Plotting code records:
━━━━
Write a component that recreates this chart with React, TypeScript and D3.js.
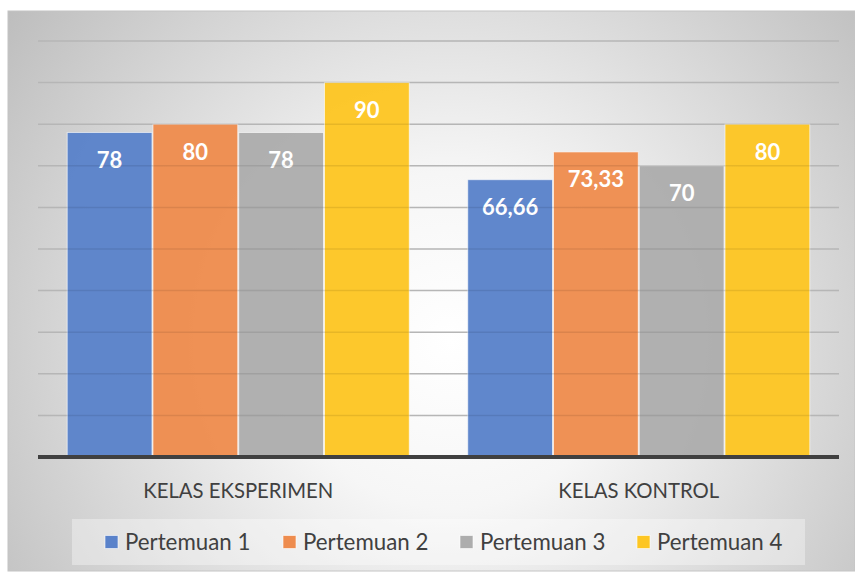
import React from "react";
import * as d3 from "d3";

const categories = ["KELAS EKSPERIMEN", "KELAS KONTROL"];
const seriesNames = ["Pertemuan 1", "Pertemuan 2", "Pertemuan 3", "Pertemuan 4"];
const seriesColors = ["#5a82ca", "#ee8c4e", "#adadad", "#fdc623"];
const pertemuan1 = [78, 66.66];
const pertemuan2 = [80, 73.33];
const pertemuan3 = [78, 70];
const pertemuan4 = [90, 80];
const labels1 = ["78", "66,66"];
const labels2 = ["80", "73,33"];
const labels3 = ["78", "70"];
const labels4 = ["90", "80"];
const yTicks = [0, 10, 20, 30, 40, 50, 60, 70, 80, 90, 100];

const series = [pertemuan1, pertemuan2, pertemuan3, pertemuan4];
const seriesLabels = [labels1, labels2, labels3, labels4];

export default function App() {
  const W = 855, H = 573;
  const plotL = 38, plotR = 839, plotT = 41, plotB = 457;
  const font = "Lato, 'Open Sans', sans-serif";

  const x0 = d3.scaleBand<string>().domain(categories).range([plotL, plotR]).paddingInner(0.1435).paddingOuter(0.0717);
  const x1 = d3.scaleBand<string>().domain(seriesNames).range([0, x0.bandwidth()]).padding(0);
  const y = d3.scaleLinear().domain([0, 100]).range([plotB, plotT]);

  const legendX = [105, 283, 460, 637];

  return (
    <svg width={W} height={H} style={{ position: "absolute", left: 0, top: 0 }}>
      <defs>
        <radialGradient id="bg" gradientUnits="userSpaceOnUse" cx={450} cy={340} r={560} fx={450} fy={340}>
          <stop offset="0" stopColor="#ffffff" />
          <stop offset="0.3" stopColor="#f6f6f6" />
          <stop offset="1" stopColor="#bcbcbc" />
        </radialGradient>
      </defs>
      <rect x={0} y={0} width={W} height={H} fill="#ffffff" />
      <rect x={8} y={11} width={W - 8} height={H - 13} fill="url(#bg)" stroke="#c4c4c4" strokeWidth={1} />
      {yTicks.slice(1).map((t) => (
        <line key={t} x1={plotL} x2={plotR} y1={y(t)} y2={y(t)} stroke="#c6c6c6" strokeWidth={1.5} />
      ))}
      {categories.map((c, ci) => (
        <g key={c}>
          {seriesNames.map((s, si) => {
            const v = series[si][ci];
            const bx = (x0(c) as number) + (x1(s) as number);
            const bw = x1.bandwidth();
            return (
              <g key={s}>
                <rect x={bx + 0.5} y={y(v)} width={bw - 1} height={plotB - y(v)} fill={seriesColors[si]} fillOpacity={0.96} stroke="#ffffff" strokeOpacity={0.6} strokeWidth={1} />
                <text x={bx + bw / 2} y={y(v) + 35.5} textAnchor="middle" fill="#ffffff" fontFamily={font} fontWeight={700} fontSize={22}>
                  {seriesLabels[si][ci]}
                </text>
              </g>
            );
          })}
        </g>
      ))}
      {yTicks.slice(1).map((t) => (
        <line key={"o" + t} x1={plotL} x2={plotR} y1={y(t)} y2={y(t)} stroke="#000000" strokeOpacity={0.08} strokeWidth={1.5} />
      ))}
      <line x1={plotL} x2={plotR} y1={plotB} y2={plotB} stroke="#404040" strokeWidth={4} />
      {categories.map((c) => (
        <text key={c} x={(x0(c) as number) + x0.bandwidth() / 2} y={498} textAnchor="middle" fill="#404040" fontFamily={font} fontSize={20.3}>
          {c}
        </text>
      ))}
      <rect x={72} y={519} width={733} height={46} fill="#ffffff" fillOpacity={0.35} />
      {seriesNames.map((s, si) => (
        <g key={s}>
          <rect x={legendX[si]} y={535.5} width={13} height={13} fill={seriesColors[si]} stroke="#ffffff" strokeOpacity={0.6} strokeWidth={1} />
          <text x={legendX[si] + 20} y={550} fill="#404040" fontFamily={font} fontSize={22.3}>
            {s}
          </text>
        </g>
      ))}
    </svg>
  );
}
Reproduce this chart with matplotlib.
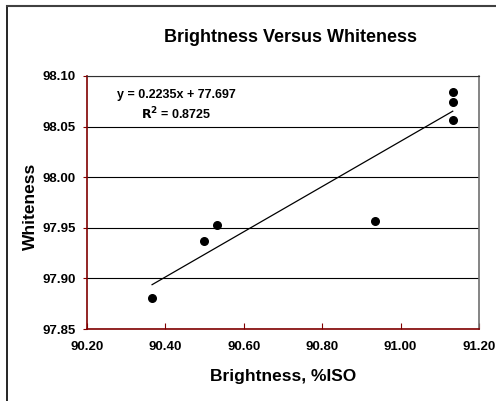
import numpy as np
import matplotlib.pyplot as plt
from matplotlib.lines import Line2D

plt.rcParams['font.family'] = ['Liberation Sans', 'DejaVu Sans']
plt.rcParams['font.weight'] = 'bold'

# data
brightness = [90.366, 90.499, 90.532, 90.934, 91.133, 91.133, 91.133]
whiteness = [97.881, 97.937, 97.953, 97.957, 98.084, 98.074, 98.057]

# trendline from the label
slope = 0.2235
intercept = 77.697
r_squared = 0.8725

x_ticks = [90.20, 90.40, 90.60, 90.80, 91.00, 91.20]
y_ticks = [97.85, 97.90, 97.95, 98.00, 98.05, 98.10]

fig = plt.figure(figsize=(4.96, 4.01), dpi=100)
ax = fig.add_axes([87 / 496, 1 - 329 / 401, 392 / 496, 253 / 401])

# outer chart frame (only left and top edges visible)
fig.add_artist(Line2D([7 / 496, 7 / 496], [0, 1 - 6 / 401], transform=fig.transFigure, color='black', lw=1.2))
fig.add_artist(Line2D([7 / 496, 1], [1 - 6 / 401, 1 - 6 / 401], transform=fig.transFigure, color='#404040', lw=1.5))

ax.set_xlim(90.20, 91.20)
ax.set_ylim(97.85, 98.10)
ax.set_xticks(x_ticks)
ax.set_yticks(y_ticks)
ax.set_xticklabels(['%.2f' % v for v in x_ticks])
ax.set_yticklabels(['%.2f' % v for v in y_ticks])

ax.grid(axis='y', color='black', lw=0.8)
ax.set_axisbelow(True)

ax.spines['left'].set_color('#800000')
ax.spines['bottom'].set_color('#800000')
ax.spines['left'].set_linewidth(1.2)
ax.spines['bottom'].set_linewidth(1.2)
ax.spines['top'].set_color('#303030')
ax.spines['right'].set_color('#707070')
ax.spines['right'].set_linewidth(1.2)

ax.tick_params(axis='x', direction='in', length=4, color='#800000', labelsize=9.5, pad=9)
ax.tick_params(axis='y', direction='out', length=3, color='#800000', labelsize=9.5, pad=5)

ax.scatter(brightness, whiteness, s=30, color='black', zorder=3)

xs = np.array([min(brightness), max(brightness)])
ax.plot(xs, slope * xs + intercept, color='black', lw=0.9, zorder=2)

ax.text(176 / 496, 1 - 95 / 401, 'y = %.4fx + %.3f' % (slope, intercept), transform=fig.transFigure,
        ha='center', va='center', fontsize=9, fontweight='bold')
ax.text(176 / 496, 1 - 114 / 401, '$\\mathbf{R^2}$ = %.4f' % r_squared, transform=fig.transFigure,
        ha='center', va='center', fontsize=9, fontweight='bold')

fig.text(290 / 496, 1 - 37 / 401, 'Brightness Versus Whiteness', ha='center', va='center',
         fontsize=13, fontweight='bold')
fig.text(283 / 496, 1 - 377 / 401, 'Brightness, %ISO', ha='center', va='center',
         fontsize=12.5, fontweight='bold')
fig.text(30 / 496, 1 - 206 / 401, 'Whiteness', ha='center', va='center', rotation=90,
         fontsize=12.5, fontweight='bold')

fig.savefig('out.png', dpi=100)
━━━━
Quote all the lines above exactly as given. Do not include the pictures.

- Full answer -
Write a component that recreates this chart with React, TypeScript and D3.js.
import React from "react";
import * as d3 from "d3";

const categories = ["KELAS EKSPERIMEN", "KELAS KONTROL"];
const seriesNames = ["Pertemuan 1", "Pertemuan 2", "Pertemuan 3", "Pertemuan 4"];
const seriesColors = ["#5a82ca", "#ee8c4e", "#adadad", "#fdc623"];
const pertemuan1 = [78, 66.66];
const pertemuan2 = [80, 73.33];
const pertemuan3 = [78, 70];
const pertemuan4 = [90, 80];
const labels1 = ["78", "66,66"];
const labels2 = ["80", "73,33"];
const labels3 = ["78", "70"];
const labels4 = ["90", "80"];
const yTicks = [0, 10, 20, 30, 40, 50, 60, 70, 80, 90, 100];

const series = [pertemuan1, pertemuan2, pertemuan3, pertemuan4];
const seriesLabels = [labels1, labels2, labels3, labels4];

export default function App() {
  const W = 855, H = 573;
  const plotL = 38, plotR = 839, plotT = 41, plotB = 457;
  const font = "Lato, 'Open Sans', sans-serif";

  const x0 = d3.scaleBand<string>().domain(categories).range([plotL, plotR]).paddingInner(0.1435).paddingOuter(0.0717);
  const x1 = d3.scaleBand<string>().domain(seriesNames).range([0, x0.bandwidth()]).padding(0);
  const y = d3.scaleLinear().domain([0, 100]).range([plotB, plotT]);

  const legendX = [105, 283, 460, 637];

  return (
    <svg width={W} height={H} style={{ position: "absolute", left: 0, top: 0 }}>
      <defs>
        <radialGradient id="bg" gradientUnits="userSpaceOnUse" cx={450} cy={340} r={560} fx={450} fy={340}>
          <stop offset="0" stopColor="#ffffff" />
          <stop offset="0.3" stopColor="#f6f6f6" />
          <stop offset="1" stopColor="#bcbcbc" />
        </radialGradient>
      </defs>
      <rect x={0} y={0} width={W} height={H} fill="#ffffff" />
      <rect x={8} y={11} width={W - 8} height={H - 13} fill="url(#bg)" stroke="#c4c4c4" strokeWidth={1} />
      {yTicks.slice(1).map((t) => (
        <line key={t} x1={plotL} x2={plotR} y1={y(t)} y2={y(t)} stroke="#c6c6c6" strokeWidth={1.5} />
      ))}
      {categories.map((c, ci) => (
        <g key={c}>
          {seriesNames.map((s, si) => {
            const v = series[si][ci];
            const bx = (x0(c) as number) + (x1(s) as number);
            const bw = x1.bandwidth();
            return (
              <g key={s}>
                <rect x={bx + 0.5} y={y(v)} width={bw - 1} height={plotB - y(v)} fill={seriesColors[si]} fillOpacity={0.96} stroke="#ffffff" strokeOpacity={0.6} strokeWidth={1} />
                <text x={bx + bw / 2} y={y(v) + 35.5} textAnchor="middle" fill="#ffffff" fontFamily={font} fontWeight={700} fontSize={22}>
                  {seriesLabels[si][ci]}
                </text>
              </g>
            );
          })}
        </g>
      ))}
      {yTicks.slice(1).map((t) => (
        <line key={"o" + t} x1={plotL} x2={plotR} y1={y(t)} y2={y(t)} stroke="#000000" strokeOpacity={0.08} strokeWidth={1.5} />
      ))}
      <line x1={plotL} x2={plotR} y1={plotB} y2={plotB} stroke="#404040" strokeWidth={4} />
      {categories.map((c) => (
        <text key={c} x={(x0(c) as number) + x0.bandwidth() / 2} y={498} textAnchor="middle" fill="#404040" fontFamily={font} fontSize={20.3}>
          {c}
        </text>
      ))}
      <rect x={72} y={519} width={733} height={46} fill="#ffffff" fillOpacity={0.35} />
      {seriesNames.map((s, si) => (
        <g key={s}>
          <rect x={legendX[si]} y={535.5} width={13} height={13} fill={seriesColors[si]} stroke="#ffffff" strokeOpacity={0.6} strokeWidth={1} />
          <text x={legendX[si] + 20} y={550} fill="#404040" fontFamily={font} fontSize={22.3}>
            {s}
          </text>
        </g>
      ))}
    </svg>
  );
}
Reproduce this chart with matplotlib.
import numpy as np
import matplotlib.pyplot as plt
from matplotlib.lines import Line2D

plt.rcParams['font.family'] = ['Liberation Sans', 'DejaVu Sans']
plt.rcParams['font.weight'] = 'bold'

# data
brightness = [90.366, 90.499, 90.532, 90.934, 91.133, 91.133, 91.133]
whiteness = [97.881, 97.937, 97.953, 97.957, 98.084, 98.074, 98.057]

# trendline from the label
slope = 0.2235
intercept = 77.697
r_squared = 0.8725

x_ticks = [90.20, 90.40, 90.60, 90.80, 91.00, 91.20]
y_ticks = [97.85, 97.90, 97.95, 98.00, 98.05, 98.10]

fig = plt.figure(figsize=(4.96, 4.01), dpi=100)
ax = fig.add_axes([87 / 496, 1 - 329 / 401, 392 / 496, 253 / 401])

# outer chart frame (only left and top edges visible)
fig.add_artist(Line2D([7 / 496, 7 / 496], [0, 1 - 6 / 401], transform=fig.transFigure, color='black', lw=1.2))
fig.add_artist(Line2D([7 / 496, 1], [1 - 6 / 401, 1 - 6 / 401], transform=fig.transFigure, color='#404040', lw=1.5))

ax.set_xlim(90.20, 91.20)
ax.set_ylim(97.85, 98.10)
ax.set_xticks(x_ticks)
ax.set_yticks(y_ticks)
ax.set_xticklabels(['%.2f' % v for v in x_ticks])
ax.set_yticklabels(['%.2f' % v for v in y_ticks])

ax.grid(axis='y', color='black', lw=0.8)
ax.set_axisbelow(True)

ax.spines['left'].set_color('#800000')
ax.spines['bottom'].set_color('#800000')
ax.spines['left'].set_linewidth(1.2)
ax.spines['bottom'].set_linewidth(1.2)
ax.spines['top'].set_color('#303030')
ax.spines['right'].set_color('#707070')
ax.spines['right'].set_linewidth(1.2)

ax.tick_params(axis='x', direction='in', length=4, color='#800000', labelsize=9.5, pad=9)
ax.tick_params(axis='y', direction='out', length=3, color='#800000', labelsize=9.5, pad=5)

ax.scatter(brightness, whiteness, s=30, color='black', zorder=3)

xs = np.array([min(brightness), max(brightness)])
ax.plot(xs, slope * xs + intercept, color='black', lw=0.9, zorder=2)

ax.text(176 / 496, 1 - 95 / 401, 'y = %.4fx + %.3f' % (slope, intercept), transform=fig.transFigure,
        ha='center', va='center', fontsize=9, fontweight='bold')
ax.text(176 / 496, 1 - 114 / 401, '$\\mathbf{R^2}$ = %.4f' % r_squared, transform=fig.transFigure,
        ha='center', va='center', fontsize=9, fontweight='bold')

fig.text(290 / 496, 1 - 37 / 401, 'Brightness Versus Whiteness', ha='center', va='center',
         fontsize=13, fontweight='bold')
fig.text(283 / 496, 1 - 377 / 401, 'Brightness, %ISO', ha='center', va='center',
         fontsize=12.5, fontweight='bold')
fig.text(30 / 496, 1 - 206 / 401, 'Whiteness', ha='center', va='center', rotation=90,
         fontsize=12.5, fontweight='bold')

fig.savefig('out.png', dpi=100)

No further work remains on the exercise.